In verità, facilmente noi ci rassegniamo: magari davanti ad una crisi nella vita di coppia o di comunità; oppure di fronte ad un insuccesso nel lavoro; o ancora nelle quotidiane situazioni di fatica e di debolezza. In tali casi, la rassegnazione si presenta come la strada più veloce per risolvere il problema e voltare pagina: perché quando una storia di amore è finita – o quando si fallisce un obiettivo, oppure quando si sperimentano sempre le stesse fragilità – è inutile insistere, bisogna mettersi il cuore in pace e magari ricominciare da un'altra parte.

Non così fece in quel tempo – nel "giorno dopo il sabato" – Maria di Màgdala: non pensò neppure per un attimo a mettere il cuore in pace. Certo, essa non si aspettava la risurrezione di Gesù: o almeno non riusciva ad immaginarla, nonostante ne avesse sentito parlare dal Maestro stesso. E tuttavia non voleva rassegnarsi davanti a quella morte prematura ed ingiusta: nel suo cuore nutriva ancora una speranza, piccola ma reale.

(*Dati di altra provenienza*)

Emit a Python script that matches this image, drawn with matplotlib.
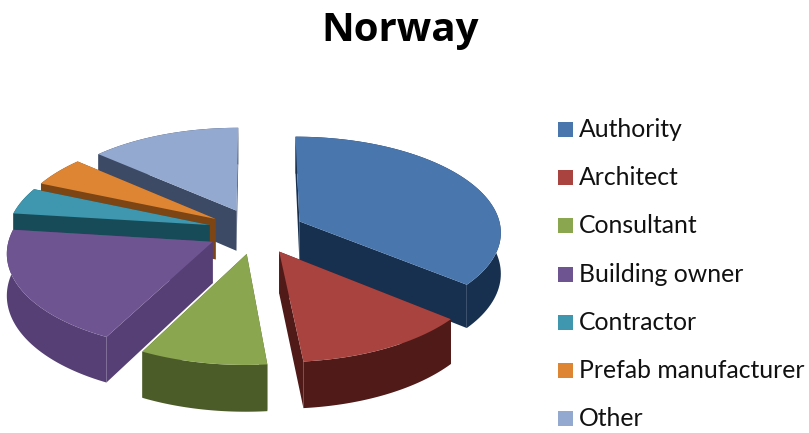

Fu appunto quel barlume di speranza a buttare Maria giù dal letto quella mattina, "quand'era ancora buio". Probabilmente essa intendeva anzitutto rendere onore al corpo di Gesù, come leggiamo nel racconto degli altri evangelisti: Marco – in particolare – annota che "passato il sabato, Maria di Màgdala, Maria di Giacomo e Salòme comprarono oli aromatici per andare a imbalsamare Gesù" (Mc 16,1). Eppure è curioso che il vangelo di Giovanni non accenni a questa intenzione: anzi, tale lacuna appare un indizio significativo della speranza di Maria.

Ugualmente significativa risulta la corsa di Simon Pietro e dell'altro discepolo: "correvano insieme tutti e due, ma l'altro discepolo corse più veloce di Pietro e giunse per primo al sepolcro" (Gv 20,4). Anche qui – in questa singolare gara – traspare una speranza: certo, una speranza confusa, perché "non avevano ancora compreso la Scrittura, che egli cioè doveva risuscitare dai morti" (Gv 20,9); ma è comunque innegabile che i due discepoli non si erano rassegnati all'evidenza negativa della morte di Gesù.

Significative, dunque, appaiono queste annotazioni dell'evangelista: e possono essere illuminanti anche per la nostra celebrazione della Pasqua. Perché soltanto se abbiamo nel cuore la medesima attesa di Maria e dei due discepoli ci accadrà – come accadde a loro – di "vedere il Signore" in questi giorni di Pasqua. Proprio come succede nella notte di San Lorenzo, secondo la leggenda: quando cade una stella, il tuo desiderio si può realizzare soltanto se sei stato capace di esprimerlo; se invece non hai formulato alcun desiderio, le stelle possono cadere a decine, ma a te non capita nulla di nuovo.

Appunto come una stella sorge Gesù Cristo risorto, in questi giorni di Pasqua: egli – cantiamo nell'Exsultet – è la "stella del mattino che non conosce tramonto", quella stella che brilla all'alba quand'è ancora buio. E la sua luce quest'anno non brillerà certo invano, se soltanto sapremo custodire la nostra speranza da ogni facile rassegnazione.

Buona Pasqua a tutti, quindi: perché davvero Cristo è risorto!